- **GIVEN DATA**
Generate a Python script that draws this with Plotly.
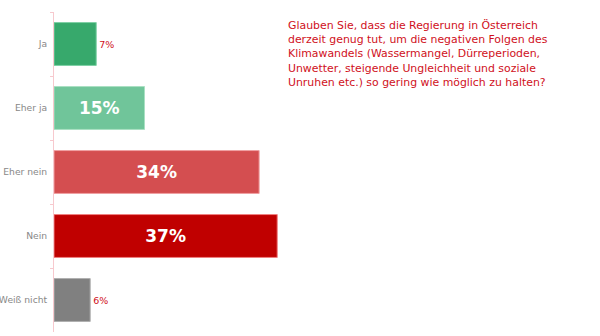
import plotly.graph_objects as go

categories = ["Ja", "Eher ja", "Eher nein", "Nein", "Weiß nicht"]
values = [7, 15, 34, 37, 6]
labels = ["7%", "15%", "34%", "37%", "6%"]
colors = ["#37a96c", "#70c59a", "#d44e50", "#c00000", "#808080"]
line_colors = ["#7fd0a5", "#a9e0c3", "#f0a0a2", "#f08080", "#b0b0b0"]
positions = ["outside", "inside", "inside", "inside", "outside"]
question = ("Glauben Sie, dass die Regierung in Österreich<br>"
            "derzeit genug tut, um die negativen Folgen des<br>"
            "Klimawandels (Wassermangel, Dürreperioden,<br>"
            "Unwetter, steigende Ungleichheit und soziale<br>"
            "Unruhen etc.) so gering wie möglich zu halten?")

L = 54
W = 600 - L - 3

fig = go.Figure(go.Bar(
    y=categories, x=values, orientation="h",
    marker=dict(color=colors, line=dict(color=line_colors, width=1)),
    text=labels, textposition=positions,
    insidetextanchor="middle",
    insidetextfont=dict(family="DejaVu Sans", size=17, color="white", weight="bold"),
    outsidetextfont=dict(family="DejaVu Sans", size=9.5, color="#d0101b"),
    cliponaxis=False,
    hoverinfo="skip",
))

fig.update_layout(
    width=600, height=336,
    margin=dict(l=L, r=3, t=12, b=4),
    paper_bgcolor="white", plot_bgcolor="white",
    bargap=0.33,
    showlegend=False,
    font=dict(family="DejaVu Sans"),
    xaxis=dict(range=[0, 90], visible=False, showgrid=False, zeroline=False,
               automargin=False),
    yaxis=dict(
        categoryorder="array", categoryarray=categories, autorange="reversed",
        automargin=False,
        showline=True, linecolor="#f7c9ce", linewidth=1,
        ticks="outside", tickson="boundaries", ticklen=3, tickcolor="#f7c9ce",
        ticklabelstandoff=4,
        tickfont=dict(family="DejaVu Sans", size=9.2, color="#888888"),
        showgrid=False, zeroline=False,
    ),
    annotations=[dict(
        text=question, xref="paper", yref="paper",
        x=(286 - L) / W, y=(332 - 17) / 320,
        xanchor="left", yanchor="top", align="left", showarrow=False,
        font=dict(family="DejaVu Sans", size=10.9, color="#d0101b"),
    )],
)

fig.write_html("out.html")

- **REQUIRED TASK**
Your task is to reproduce all of the material exactly. The pictures stay out.

- **WRITTEN ANSWER**
Generate a Python script that draws this with Plotly.
import plotly.graph_objects as go

categories = ["Ja", "Eher ja", "Eher nein", "Nein", "Weiß nicht"]
values = [7, 15, 34, 37, 6]
labels = ["7%", "15%", "34%", "37%", "6%"]
colors = ["#37a96c", "#70c59a", "#d44e50", "#c00000", "#808080"]
line_colors = ["#7fd0a5", "#a9e0c3", "#f0a0a2", "#f08080", "#b0b0b0"]
positions = ["outside", "inside", "inside", "inside", "outside"]
question = ("Glauben Sie, dass die Regierung in Österreich<br>"
            "derzeit genug tut, um die negativen Folgen des<br>"
            "Klimawandels (Wassermangel, Dürreperioden,<br>"
            "Unwetter, steigende Ungleichheit und soziale<br>"
            "Unruhen etc.) so gering wie möglich zu halten?")

L = 54
W = 600 - L - 3

fig = go.Figure(go.Bar(
    y=categories, x=values, orientation="h",
    marker=dict(color=colors, line=dict(color=line_colors, width=1)),
    text=labels, textposition=positions,
    insidetextanchor="middle",
    insidetextfont=dict(family="DejaVu Sans", size=17, color="white", weight="bold"),
    outsidetextfont=dict(family="DejaVu Sans", size=9.5, color="#d0101b"),
    cliponaxis=False,
    hoverinfo="skip",
))

fig.update_layout(
    width=600, height=336,
    margin=dict(l=L, r=3, t=12, b=4),
    paper_bgcolor="white", plot_bgcolor="white",
    bargap=0.33,
    showlegend=False,
    font=dict(family="DejaVu Sans"),
    xaxis=dict(range=[0, 90], visible=False, showgrid=False, zeroline=False,
               automargin=False),
    yaxis=dict(
        categoryorder="array", categoryarray=categories, autorange="reversed",
        automargin=False,
        showline=True, linecolor="#f7c9ce", linewidth=1,
        ticks="outside", tickson="boundaries", ticklen=3, tickcolor="#f7c9ce",
        ticklabelstandoff=4,
        tickfont=dict(family="DejaVu Sans", size=9.2, color="#888888"),
        showgrid=False, zeroline=False,
    ),
    annotations=[dict(
        text=question, xref="paper", yref="paper",
        x=(286 - L) / W, y=(332 - 17) / 320,
        xanchor="left", yanchor="top", align="left", showarrow=False,
        font=dict(family="DejaVu Sans", size=10.9, color="#d0101b"),
    )],
)

fig.write_html("out.html")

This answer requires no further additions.